Marine Le Pen traf auch mit einem Oberhaupt der koptischen Christen zusammen und brachte dabei ihre Beunruhigung »über die Lage der Christen in Syrien und im Irak« zum Ausdruck. In beiden Ländern schlug sich der Front National auf die Seite des jeweiligen massenmörderischen Ba’ath-Regimes, jenes von Saddam Hussein vor 2003 und jenes noch existierenden von Bashar al-Assad. Jeweils mit der Begründung, diese beschützten die orientalischen Christen.

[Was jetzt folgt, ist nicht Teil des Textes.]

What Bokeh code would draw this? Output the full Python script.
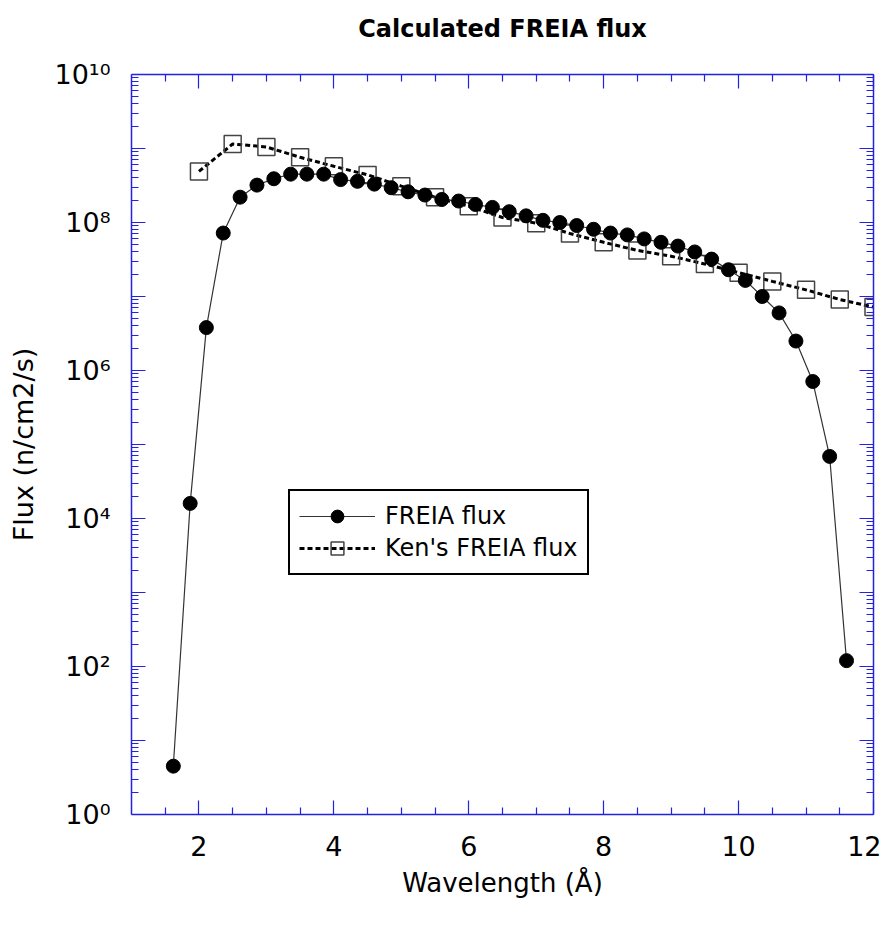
from bokeh.plotting import figure
from bokeh.models import FixedTicker, LinearAxis, LogAxis, CustomJSTickFormatter
from bokeh.embed import file_html
from bokeh.resources import INLINE

# ---- data ----
freia_wavelength = [1.62, 1.87, 2.11, 2.36, 2.61, 2.86, 3.11, 3.36, 3.60, 3.85,
                    4.10, 4.35, 4.60, 4.85, 5.10, 5.35, 5.60, 5.85, 6.10, 6.35,
                    6.60, 6.85, 7.10, 7.35, 7.60, 7.85, 8.10, 8.35, 8.60, 8.85,
                    9.10, 9.35, 9.60, 9.85, 10.10, 10.35, 10.60, 10.85, 11.10, 11.35, 11.60]
freia_flux = [4.5, 1.6e4, 3.8e6, 7.2e7, 2.2e8, 3.2e8, 3.9e8, 4.5e8, 4.5e8, 4.5e8,
              3.8e8, 3.6e8, 3.3e8, 2.95e8, 2.6e8, 2.35e8, 2.05e8, 1.95e8, 1.75e8, 1.6e8,
              1.4e8, 1.23e8, 1.07e8, 1.0e8, 9.1e7, 8.1e7, 7.2e7, 6.8e7, 6.0e7, 5.4e7,
              4.8e7, 4.0e7, 3.2e7, 2.3e7, 1.65e7, 1.0e7, 6.0e6, 2.5e6, 7.1e5, 6.9e4, 1.2e2]

ken_wavelength = [2.0, 2.5, 3.0, 3.5, 4.0, 4.5, 5.0, 5.5, 6.0, 6.5, 7.0,
                  7.5, 8.0, 8.5, 9.0, 9.5, 10.0, 10.5, 11.0, 11.5, 12.0]
ken_flux = [4.9e8, 1.15e9, 1.05e9, 7.6e8, 5.75e8, 4.4e8, 3.1e8, 2.2e8, 1.66e8, 1.17e8, 9.8e7,
            7.1e7, 5.4e7, 4.2e7, 3.5e7, 2.75e7, 2.1e7, 1.6e7, 1.23e7, 9.1e6, 7.2e6]

x_major_ticks = [2, 4, 6, 8, 10, 12]
x_minor_ticks = [1.5, 2.5, 3, 3.5, 4.5, 5, 5.5, 6.5, 7, 7.5, 8.5, 9, 9.5, 10.5, 11, 11.5]
y_major_ticks = [10**k for k in range(0, 11)]
y_minor_ticks = [m * 10**k for k in range(0, 10) for m in range(2, 10)]
y_tick_labels = {1: "10\u2070", 10: "", 100: "10\u00b2", 1000: "", 10**4: "10\u2074",
                 10**5: "", 10**6: "10\u2076", 10**7: "", 10**8: "10\u2078",
                 10**9: "", 10**10: "10\u00b9\u2070"}
title_text = "Calculated FREIA flux"

FONT = "DejaVu Sans"
AXIS_BLUE = "#2222e0"

p = figure(output_backend="svg", toolbar_location=None,
           x_range=(1, 12), y_range=(1, 1e10), y_axis_type="log",
           frame_width=742, frame_height=740,
           min_border_left=131, min_border_right=8,
           min_border_top=74, min_border_bottom=100)
p.outline_line_color = None
p.grid.visible = False
p.background_fill_color = "white"

xt = FixedTicker(ticks=x_major_ticks, minor_ticks=x_minor_ticks)
yt = FixedTicker(ticks=y_major_ticks, minor_ticks=y_minor_ticks)


def style_axis(ax):
    ax.axis_line_color = AXIS_BLUE
    ax.axis_line_width = 1.5
    ax.major_tick_line_color = AXIS_BLUE
    ax.minor_tick_line_color = AXIS_BLUE
    ax.major_tick_line_width = 1.2
    ax.minor_tick_line_width = 1.2
    ax.major_tick_in = 14
    ax.major_tick_out = 0
    ax.minor_tick_in = 7
    ax.minor_tick_out = 0
    ax.major_label_text_font = FONT
    ax.major_label_text_color = "black"
    ax.axis_label_text_font = FONT
    ax.axis_label_text_font_style = "normal"
    ax.axis_label_text_color = "black"


xa = p.xaxis[0]
xa.ticker = xt
style_axis(xa)
xa.major_label_text_font_size = "27px"
xa.major_label_standoff = 21
xa.axis_label = "Wavelength (\u00c5)"
xa.axis_label_text_font_size = "26px"
xa.axis_label_standoff = 9

ya = p.yaxis[0]
ya.ticker = yt
style_axis(ya)
ya.major_label_overrides = y_tick_labels
ya.major_label_text_font_size = "27px"
ya.major_label_standoff = 21
ya.axis_label = "Flux (n/cm2/s)"
ya.axis_label_text_font_size = "27px"
ya.axis_label_standoff = 12

blank = CustomJSTickFormatter(code="return ''")
# top axis mirrors the x ticks and carries the chart title
top = LinearAxis(ticker=xt, formatter=blank)
style_axis(top)
top.major_label_text_font_size = "1px"
top.major_label_standoff = 5
top.axis_label = title_text
top.axis_label_text_font_size = "24px"
top.axis_label_text_font_style = "bold"
top.axis_label_standoff = 32
p.add_layout(top, "above")
right = LogAxis(ticker=yt, formatter=blank)
style_axis(right)
right.major_label_text_font_size = "1px"
p.add_layout(right, "right")

# Ken's FREIA flux: thick dashed line with open squares
p.line(ken_wavelength, ken_flux, line_color="black", line_width=3,
       line_dash="5 3", legend_label="Ken's FREIA flux")
p.scatter(ken_wavelength, ken_flux, marker="square", size=17,
          fill_alpha=0, line_color="#444444", line_width=1.5,
          legend_label="Ken's FREIA flux")

# FREIA flux: thin solid line with filled circles
p.line(freia_wavelength, freia_flux, line_color="#333333", line_width=1.2,
       legend_label="FREIA flux")
p.scatter(freia_wavelength, freia_flux, marker="circle", size=14,
          fill_color="black", line_color="black", legend_label="FREIA flux")

lg = p.legend[0]
lg.items = [lg.items[1], lg.items[0]]
lg.location = (157, 239)
lg.margin = 0
lg.padding = 9
lg.spacing = 0
lg.glyph_width = 76
lg.glyph_height = 32
lg.label_height = 32
lg.label_standoff = 10
lg.label_text_font = FONT
lg.label_text_font_size = "24px"
lg.label_text_color = "black"
lg.border_line_color = "black"
lg.border_line_width = 2
lg.border_line_alpha = 1
lg.background_fill_color = "white"
lg.background_fill_alpha = 1

open("out.html", "w").write(file_html(p, INLINE))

Vor diesem Hintergrund gedenkt die französische extreme Rechte etwa auch des soeben verstorben früheren irakischen Vizepräsidenten Tarik Aziz, dessen christlicher Hintergrund hervorgehoben wird.

Weniger positive Schlagzeilen, zumindest aus eigener Sicht, macht unterdessen der Altvorsitzende Jean-Marie Le Pen, der am kommenden Samstag 87 Jahre alt wird. Mitte voriger Woche wurde gegen ihn ein Strafverfahren wegen Steuerhinterziehung eröffnet. Gegenstand sind die im Frühjahr 2013 bekannt gewordenen Geheimkonten in der Schweiz, auf denen er seit Anfang der neunziger Jahre 2,2 Millionen Euro gelagert haben soll. Le Pen senior hat die Existenz dieser Konten eingeräumt, bestreitet aber jegliche Straftat in diesem Zusammenhang.
Nicht deswegen, sondern wegen der inner­parteilichen Konflikte seit April (Jungle World 22/2015) waren ihm Anfang Mai die Mitgliedsrechte entzogen worden. Dagegen hat Jean-­Marie Le Pen nun geklagt. Die Gerichtsverhandlung fand am Freitag voriger Woche in Nanterre statt, das Urteil soll am 2. Juli gefällt werden. Unterdessen hat die Parteiführung am Freitagabend voriger Woche bereits neue Fakten geschaffen. Das Amt des Ehrenvorsitzenden, das Jean-Marie Le Pen seit seinem Abgang von der Parteispitze 2011 bekleidete – und das ihm aus eigener Sicht auf Lebenszeit zustand –, wurde kurzerhand abgeschafft und aus den Statuten gestrichen.